Far from the capital-labour conflict having disappeared, the globalisation of finance capital means that it assumes an even more direct form. Vast amounts of wealth today are accumulated through the operation of share and financial markets which constitute the mechanism through which the surplus value extracted from the labour of millions of workers all over the world is divided up between the competing sections of capital.

A significant addition to the ranks of the capitalist class has comprised those chief executive officers and other high ranking corporate executives who have been rewarded with share packages, whose value increases as a direct consequence of job destruction and corporate downsizing.

The role of technology

Latham seeks to compound the confusion by insisting that a fundamental change in social and class relations has resulted from the increase in the role of science and technology in the production process.

“Wealth is being generated,” he writes, “through the exchange of data, information and knowledge, downgrading the traditional significance of machinery and raw materials.”

Here again he bases himself on a false identification of social and class relations with particular forms of the production process. In the first place, the application of knowledge and science has always formed a crucial component of the production process.

Secondly, the labour which embodies this knowledge and technical skills produces profits in the same way as older forms of labour. The surplus value extracted from technical workers arises from the difference between the value of the labour power these workers sell to the owners of capital—embodied in their wages—and the value which they produce in the course of the working day.

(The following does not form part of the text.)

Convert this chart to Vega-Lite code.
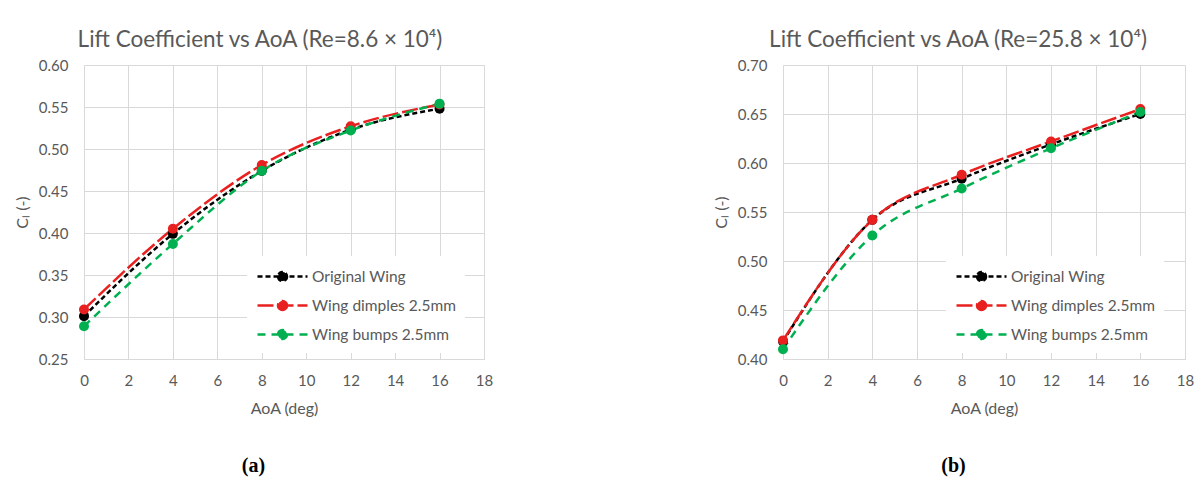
{
  "$schema": "https://vega.github.io/schema/vega-lite/v6.json",
  "background": "white",
  "padding": {"left": 14, "top": 28, "right": 5, "bottom": 5},
  "datasets": {
    "a": [
      {"series": "Original Wing", "aoa": 0, "cl": 0.301},
      {"series": "Original Wing", "aoa": 4, "cl": 0.399},
      {"series": "Original Wing", "aoa": 8, "cl": 0.474},
      {"series": "Original Wing", "aoa": 12, "cl": 0.523},
      {"series": "Original Wing", "aoa": 16, "cl": 0.548},
      {"series": "Wing dimples 2.5mm", "aoa": 0, "cl": 0.309},
      {"series": "Wing dimples 2.5mm", "aoa": 4, "cl": 0.405},
      {"series": "Wing dimples 2.5mm", "aoa": 8, "cl": 0.481},
      {"series": "Wing dimples 2.5mm", "aoa": 12, "cl": 0.527},
      {"series": "Wing dimples 2.5mm", "aoa": 16, "cl": 0.553},
      {"series": "Wing bumps 2.5mm", "aoa": 0, "cl": 0.289},
      {"series": "Wing bumps 2.5mm", "aoa": 4, "cl": 0.387},
      {"series": "Wing bumps 2.5mm", "aoa": 8, "cl": 0.474},
      {"series": "Wing bumps 2.5mm", "aoa": 12, "cl": 0.522},
      {"series": "Wing bumps 2.5mm", "aoa": 16, "cl": 0.554}
    ],
    "b": [
      {"series": "Original Wing", "aoa": 0, "cl": 0.418},
      {"series": "Original Wing", "aoa": 4, "cl": 0.542},
      {"series": "Original Wing", "aoa": 8, "cl": 0.584},
      {"series": "Original Wing", "aoa": 12, "cl": 0.619},
      {"series": "Original Wing", "aoa": 16, "cl": 0.650},
      {"series": "Wing dimples 2.5mm", "aoa": 0, "cl": 0.419},
      {"series": "Wing dimples 2.5mm", "aoa": 4, "cl": 0.542},
      {"series": "Wing dimples 2.5mm", "aoa": 8, "cl": 0.588},
      {"series": "Wing dimples 2.5mm", "aoa": 12, "cl": 0.622},
      {"series": "Wing dimples 2.5mm", "aoa": 16, "cl": 0.655},
      {"series": "Wing bumps 2.5mm", "aoa": 0, "cl": 0.410},
      {"series": "Wing bumps 2.5mm", "aoa": 4, "cl": 0.526},
      {"series": "Wing bumps 2.5mm", "aoa": 8, "cl": 0.574},
      {"series": "Wing bumps 2.5mm", "aoa": 12, "cl": 0.615},
      {"series": "Wing bumps 2.5mm", "aoa": 16, "cl": 0.652}
    ]
  },
  "spacing": 220,
  "hconcat": [
    {
      "title": {"text": "(a)", "orient": "bottom", "anchor": "middle", "frame": "bounds", "font": "Liberation Serif", "fontSize": 20, "fontWeight": "bold", "color": "black", "offset": 40},
      "vconcat": [
        {
          "width": 400,
          "height": 294,
          "title": {"text": "Lift Coefficient vs AoA (Re=8.6 × 10⁴)", "dx": -24},
          "data": {"name": "a"},
          "encoding": {
            "x": {"field": "aoa", "type": "quantitative", "title": "AoA (deg)",
                  "scale": {"domain": [0, 18], "nice": false},
                  "axis": {"values": [0, 2, 4, 6, 8, 10, 12, 14, 16, 18]}},
            "y": {"field": "cl", "type": "quantitative", "title": "Cₗ (-)",
                  "scale": {"domain": [0.25, 0.6], "nice": false, "zero": false},
                  "axis": {"values": [0.25, 0.3, 0.35, 0.4, 0.45, 0.5, 0.55, 0.6], "format": ".2f"}},
            "color": {"field": "series", "type": "nominal", "title": null,
                      "scale": {"domain": ["Original Wing", "Wing dimples 2.5mm", "Wing bumps 2.5mm"], "range": ["#000000", "#e8201f", "#00b050"]},
                      "legend": {"orient": "none", "legendX": 163, "legendY": 191}}
          },
          "layer": [
            {"mark": {"type": "line", "interpolate": "monotone", "strokeWidth": 2.5},
             "encoding": {"strokeDash": {"field": "series", "type": "nominal", "title": null,
               "scale": {"domain": ["Original Wing", "Wing dimples 2.5mm", "Wing bumps 2.5mm"], "range": [[5, 3], [16, 4], [8, 6]]},
               "legend": {"orient": "none", "legendX": 163, "legendY": 191}}}},
            {"mark": {"type": "point", "filled": true, "size": 100, "opacity": 1}}
          ]
        }
      ]
    },
    {
      "title": {"text": "(b)", "orient": "bottom", "anchor": "middle", "frame": "bounds", "font": "Liberation Serif", "fontSize": 20, "fontWeight": "bold", "color": "black", "offset": 40},
      "vconcat": [
        {
          "width": 402,
          "height": 294,
          "title": {"text": "Lift Coefficient vs AoA (Re=25.8 × 10⁴)", "dx": -26},
          "data": {"name": "b"},
          "encoding": {
            "x": {"field": "aoa", "type": "quantitative", "title": "AoA (deg)",
                  "scale": {"domain": [0, 18], "nice": false},
                  "axis": {"values": [0, 2, 4, 6, 8, 10, 12, 14, 16, 18]}},
            "y": {"field": "cl", "type": "quantitative", "title": "Cₗ (-)",
                  "scale": {"domain": [0.4, 0.7], "nice": false, "zero": false},
                  "axis": {"values": [0.4, 0.45, 0.5, 0.55, 0.6, 0.65, 0.7], "format": ".2f"}},
            "color": {"field": "series", "type": "nominal", "title": null,
                      "scale": {"domain": ["Original Wing", "Wing dimples 2.5mm", "Wing bumps 2.5mm"], "range": ["#000000", "#e8201f", "#00b050"]},
                      "legend": {"orient": "none", "legendX": 163, "legendY": 191}}
          },
          "layer": [
            {"mark": {"type": "line", "interpolate": "monotone", "strokeWidth": 2.5},
             "encoding": {"strokeDash": {"field": "series", "type": "nominal", "title": null,
               "scale": {"domain": ["Original Wing", "Wing dimples 2.5mm", "Wing bumps 2.5mm"], "range": [[5, 3], [16, 4], [8, 6]]},
               "legend": {"orient": "none", "legendX": 163, "legendY": 191}}}},
            {"mark": {"type": "point", "filled": true, "size": 100, "opacity": 1}}
          ]
        }
      ]
    }
  ],
  "resolve": {"scale": {"color": "independent", "strokeDash": "independent"}},
  "config": {
    "font": "Lato",
    "view": {"stroke": null},
    "title": {"font": "Lato", "fontSize": 22.5, "fontWeight": "normal", "color": "#595959", "anchor": "middle", "frame": "group", "offset": 7},
    "axis": {
      "labelFont": "Lato", "labelFontSize": 15, "labelColor": "#595959",
      "titleFont": "Lato", "titleFontSize": 16, "titleFontWeight": "normal", "titleColor": "#595959",
      "gridColor": "#d9d9d9", "gridWidth": 1, "ticks": false, "tickSize": 0,
      "domain": false
    },
    "axisX": {"labelPadding": 14, "titlePadding": 12, "domain": true, "domainColor": "#d9d9d9", "labelFlush": false},
    "axisY": {"labelPadding": 16, "titlePadding": 8, "labelFlush": false},
    "legend": {
      "fillColor": "white",
      "padding": 9,
      "labelFont": "Lato", "labelFontSize": 15.5, "labelColor": "#595959",
      "symbolType": "M-2.5,0L2.5,0M0.45,0A0.45,0.45,0,1,1,-0.45,0A0.45,0.45,0,1,1,0.45,0Z",
      "symbolSize": 400,
      "symbolOffset": 15,
      "symbolStrokeWidth": 2.5,
      "rowPadding": 8,
      "labelOffset": 18
    }
  }
}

To be sure, production processes have changed dramatically with the development of computerisation. But the “revolutionising of the means of production”, which Marx identified as the essence of the capitalist production process, does not transcend the capital-labour relationship but, on the contrary, is driven forward by it.

Knowledge and science are applied to the production process with the aim of increasing profits through the lowering of costs in order to improve the position of a given firm in relation to its rivals, or to develop new products which make those of its rivals obsolete. In other words, the application of technology to the production process does not take place outside capital, it is one of the means through which capital seeks to increase its appropriation of profit. And the workers who embody these skills and scientific knowledge stand in the same objective social relationship to capital as workers engaged in older forms of labour.

Latham maintains that questions of social equity can no longer be dealt with on the basis of the capital-labour divide. In fact, this very social relationship—the production of social wealth by labour and its appropriation by capital—has produced the deep-seated social polarisation and inequality which is so glaringly visible in Australia and every other capitalist country.

The fight for genuine social equality can therefore only be taken forward on the basis of a socialist program which directly challenges the domination of society by the profit demands of capital and undertakes a fundamental social reorganisation to meet the needs of labour—the millions of workers, manual and professional, skilled and unskilled alike, who produce all the social wealth.

The Socialist Equality Party is undertaking this task through the construction of a new mass party of the working class in a struggle against the Labor Party and the program of every deepening attack on social conditions and living standards articulated by Latham in the interests of capital.